So which algorithm is faster on average?
Let’s start with a table that summarizes the results of 2000 random runs:
| Merge Sort | Quick Sort | ||
|---|---|---|---|
| Comparisons | Min. | 17 | 19 |
| Max. | 25 | 43 | |
| Avg. | 22.7 | 24.4 | |
| Time (seconds) | Min. | 42.6 | 36.7 |
| Max. | 51.6 | 75.8 | |
| Avg. | 47.8 | 48.4 | |
According to these results, merge sort is a bit faster on average than quick sort. Note however that this data applies to the specific setting of this competition, i.e., ten elements, and various arbitrary details regarding the behavior of the robots.
Here are a few more general notes:
- Merge sort generally performs less comparisons than quick sort both worst case and on average. If performing a comparison is costly, merge sort will definitely have the upper hand in terms of speed.
- Merge sort requires more memory: As shown in the video, merge sort uses the whole upper shelf. Quick sort on the other hand puts only one ball at a time on the upper shelf.
- Quick sort is generally believed to faster in common real-life settings. This is mainly due to its lower memory consumption which usually affects time performance as well.

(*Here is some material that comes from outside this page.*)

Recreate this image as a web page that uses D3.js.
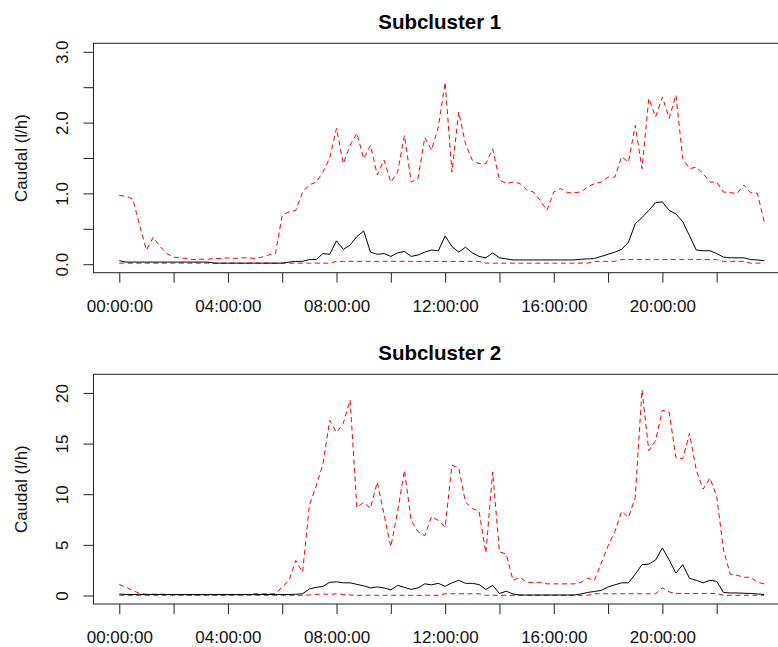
<!DOCTYPE html>
<html><head><meta charset="utf-8">
<script src="https://cdn.jsdelivr.net/npm/d3@7/dist/d3.min.js"></script>
<style>body{margin:0;background:#fff}svg{display:block}</style>
</head><body>
<svg id="chart" width="778" height="647"></svg>
<script>
// time grid: 15-minute steps, hours since midnight (96 points)
const hours = d3.range(96).map(i => i / 4);
const xTickHours = [0, 2, 4, 6, 8, 10, 12, 14, 16, 18, 20, 22];
const xTickLabels = ["00:00:00", "", "04:00:00", "", "08:00:00", "", "12:00:00", "", "16:00:00", "", "20:00:00", ""];

const titles = ["Subcluster 1", "Subcluster 2"];
const yLabel = "Caudal (l/h)";

// Subcluster 1
const s1Upper = [0.97,0.96,0.92,0.55,0.20,0.38,0.25,0.15,0.10,0.09,0.08,0.065,0.07,0.07,0.08,0.08,
  0.09,0.08,0.09,0.09,0.08,0.10,0.13,0.15,0.69,0.74,0.76,1.02,1.12,1.16,1.30,1.50,
  1.92,1.42,1.68,1.85,1.49,1.68,1.26,1.47,1.16,1.30,1.82,1.16,1.21,1.79,1.61,1.94,
  2.57,1.30,2.15,1.70,1.47,1.42,1.42,1.63,1.19,1.14,1.16,1.14,1.05,1.02,0.90,0.76,
  1.02,1.07,1.01,1.01,1.02,1.09,1.14,1.16,1.23,1.23,1.52,1.44,1.96,1.35,2.34,2.08,
  2.36,2.06,2.39,1.49,1.35,1.37,1.28,1.16,1.16,1.02,1.01,1.00,1.12,1.01,1.00,0.60];
const s1Mean = [0.05,0.03,0.03,0.03,0.03,0.03,0.03,0.03,0.03,0.03,0.03,0.03,0.03,0.03,0.015,0.015,
  0.015,0.015,0.015,0.015,0.015,0.015,0.015,0.015,0.015,0.03,0.04,0.04,0.065,0.065,0.15,0.14,
  0.33,0.21,0.27,0.39,0.47,0.17,0.14,0.15,0.11,0.16,0.18,0.11,0.13,0.17,0.20,0.19,
  0.40,0.25,0.17,0.24,0.16,0.11,0.09,0.16,0.09,0.075,0.06,0.06,0.06,0.06,0.06,0.06,
  0.06,0.06,0.06,0.06,0.07,0.075,0.08,0.11,0.14,0.17,0.21,0.31,0.57,0.66,0.76,0.87,
  0.88,0.76,0.71,0.60,0.40,0.20,0.19,0.19,0.15,0.10,0.09,0.09,0.09,0.065,0.06,0.05];
const s1Lower = [0.015,0.015,0.015,0.015,0.015,0.015,0.015,0.015,0.015,0.015,0.015,0.015,0.015,0.015,0.015,0.015,
  0.015,0.015,0.015,0.015,0.015,0.015,0.015,0.015,0.015,0.015,0.015,0.015,0.015,0.015,0.015,0.015,
  0.04,0.04,0.04,0.04,0.04,0.04,0.04,0.04,0.04,0.04,0.04,0.04,0.04,0.04,0.04,0.04,
  0.04,0.04,0.04,0.04,0.04,0.04,0.015,0.015,0.015,0.015,0.015,0.015,0.015,0.015,0.015,0.015,
  0.015,0.015,0.015,0.015,0.015,0.015,0.04,0.04,0.04,0.04,0.065,0.065,0.065,0.065,0.065,0.065,
  0.065,0.065,0.065,0.065,0.065,0.065,0.065,0.065,0.065,0.04,0.04,0.04,0.04,0.015,0.015,0.015];

// Subcluster 2
const s2Upper = [1.09,0.82,0.49,0.20,0.12,0.12,0.12,0.12,0.08,0.05,0.05,0.05,0.05,0.05,0.05,0.05,
  0.05,0.05,0.08,0.10,0.17,0.17,0.17,0.17,0.85,1.48,3.46,2.30,8.9,10.8,13.0,17.3,
  16.1,17.0,19.3,8.7,9.2,8.6,11.2,8.0,4.8,8.3,12.35,7.4,6.3,5.9,7.8,7.4,
  6.75,12.85,12.6,9.2,8.6,8.3,4.2,12.2,4.3,4.1,1.5,1.8,1.3,1.3,1.3,1.15,
  1.15,1.15,1.15,1.15,1.3,1.7,1.5,3.2,4.9,6.3,8.3,7.7,9.65,20.3,14.3,15.3,
  18.3,18.1,13.6,13.5,16.0,12.35,10.5,11.6,9.8,4.5,2.1,2.0,1.8,1.8,1.3,1.15];
const s2Mean = [0.15,0.1,0.1,0.1,0.1,0.1,0.1,0.1,0.1,0.1,0.1,0.1,0.1,0.1,0.1,0.1,
  0.1,0.1,0.1,0.1,0.1,0.1,0.1,0.1,0.1,0.1,0.12,0.17,0.65,0.8,0.9,1.3,
  1.35,1.25,1.25,1.1,0.95,0.75,0.85,0.75,0.55,1.0,0.8,0.6,0.75,1.15,1.05,1.2,
  0.9,1.25,1.5,1.2,1.2,1.08,0.6,1.0,0.2,0.42,0.15,0.05,0.05,0.05,0.05,0.05,
  0.05,0.05,0.05,0.05,0.15,0.3,0.4,0.5,0.85,1.05,1.25,1.25,2.1,3.05,3.1,3.5,
  4.7,3.5,2.2,3.05,1.7,1.5,1.25,1.5,1.4,0.3,0.25,0.25,0.22,0.2,0.15,0.1];
const s2Lower = [0.02,0.02,0.02,0.02,0.02,0.02,0.02,0.02,0.02,0.02,0.02,0.02,0.02,0.02,0.02,0.02,
  0.02,0.02,0.02,0.02,0.02,0.02,0.02,0.02,0.02,0.02,0.02,0.02,0.05,0.1,0.15,0.1,
  0.17,0.1,0.05,0.02,0.02,0.02,0.02,0.02,0.02,0.02,0.02,0.02,0.02,0.02,0.02,0.02,
  0.17,0.17,0.17,0.17,0.17,0.17,0.02,0.02,0.02,0.02,0.02,0.02,0.02,0.02,0.02,0.02,
  0.02,0.02,0.02,0.02,0.02,0.02,0.17,0.17,0.17,0.17,0.17,0.17,0.17,0.17,0.17,0.17,
  0.75,0.35,0.2,0.2,0.2,0.2,0.2,0.2,0.2,0.02,0.02,0.02,0.02,0.02,0.02,0.02];

const panels = [
  {title: titles[0], upper: s1Upper, mean: s1Mean, lower: s1Lower, yMax: 3,
   yTicks: [0,0.5,1,1.5,2,2.5,3], yLabelTicks: [0,1,2,3], fmt: d3.format(".1f"), top: 43.3, bottom: 272.7},
  {title: titles[1], upper: s2Upper, mean: s2Mean, lower: s2Lower, yMax: 21,
   yTicks: [0,5,10,15,20], yLabelTicks: [0,5,10,15,20], fmt: d3.format("d"), top: 374.3, bottom: 604}
];

const svg = d3.select("#chart");
const FONT = "'Liberation Sans', Arial, sans-serif";
const left = 93.5, right = 790;
const xPad = 0.04 * (hours[hours.length - 1] - hours[0]);
const x = d3.scaleLinear().domain([hours[0] - xPad, hours[hours.length - 1] + xPad]).range([left, right]);

panels.forEach(p => {
  const yPad = 0.04 * p.yMax;
  const y = d3.scaleLinear().domain([-yPad, p.yMax + yPad]).range([p.bottom, p.top]);
  const g = svg.append("g");

  // x axis
  const xa = g.append("g").attr("transform", `translate(0,${p.bottom})`)
    .call(d3.axisBottom(x).tickValues(xTickHours).tickSize(10).tickFormat((d, i) => xTickLabels[i]));
  xa.select(".domain").remove();
  xa.selectAll(".tick line").attr("stroke", "#222");
  xa.selectAll(".tick text").attr("y", 39).attr("dy", null)
    .attr("font-family", FONT).attr("font-size", 17).attr("fill", "#111");

  // y axis
  const ya = g.append("g").attr("transform", `translate(${left},0)`)
    .call(d3.axisLeft(y).tickValues(p.yTicks).tickSize(10)
      .tickFormat(d => p.yLabelTicks.includes(d) ? p.fmt(d) : ""));
  ya.select(".domain").remove();
  ya.selectAll(".tick line").attr("stroke", "#222");
  ya.selectAll(".tick text").attr("x", null).attr("dy", null)
    .attr("transform", "translate(-25.5,0) rotate(-90)")
    .attr("text-anchor", "middle")
    .attr("font-family", FONT).attr("font-size", 17).attr("fill", "#111");

  // lines
  const line = d3.line().x((d, i) => x(hours[i])).y(d => y(d));
  g.append("path").datum(p.upper).attr("d", line).attr("fill", "none")
    .attr("stroke", "#ff0000").attr("stroke-width", 1).attr("stroke-dasharray", "5,3.5")
    .attr("stroke-linejoin", "round");
  g.append("path").datum(p.lower).attr("d", line).attr("fill", "none")
    .attr("stroke", "#ff0000").attr("stroke-width", 1).attr("stroke-dasharray", "5,3.5")
    .attr("stroke-linejoin", "round");
  g.append("path").datum(p.mean).attr("d", line).attr("fill", "none")
    .attr("stroke", "#000").attr("stroke-width", 1).attr("stroke-linejoin", "round");

  // box
  g.append("rect").attr("x", left).attr("y", p.top)
    .attr("width", right - left).attr("height", p.bottom - p.top)
    .attr("fill", "none").attr("stroke", "#222").attr("stroke-width", 1);

  // title
  g.append("text").attr("x", (left + right) / 2 - 2).attr("y", p.top - 14.3)
    .attr("text-anchor", "middle").attr("font-family", FONT)
    .attr("font-weight", "bold").attr("font-size", 20.5).attr("fill", "#000").text(p.title);

  // y label
  g.append("text").attr("transform", `translate(26.5,${(p.top + p.bottom) / 2}) rotate(-90)`)
    .attr("text-anchor", "middle").attr("font-family", FONT)
    .attr("font-size", 17).attr("fill", "#111").text(yLabel);
});
</script>
</body></html>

- Note that in the video both algorithms do something obviously wasteful. When merge sort merges two balls it can merge them in place, and not move them to the upper shelf and then push them back. This will save it about 2 seconds. Quick sort doesn’t really need to push the buttons it pushes when a pivot is placed back (it made sense in the match against bubble sort). This will save it about 3.5 seconds. So after these improvements, quick sort will be a bit faster.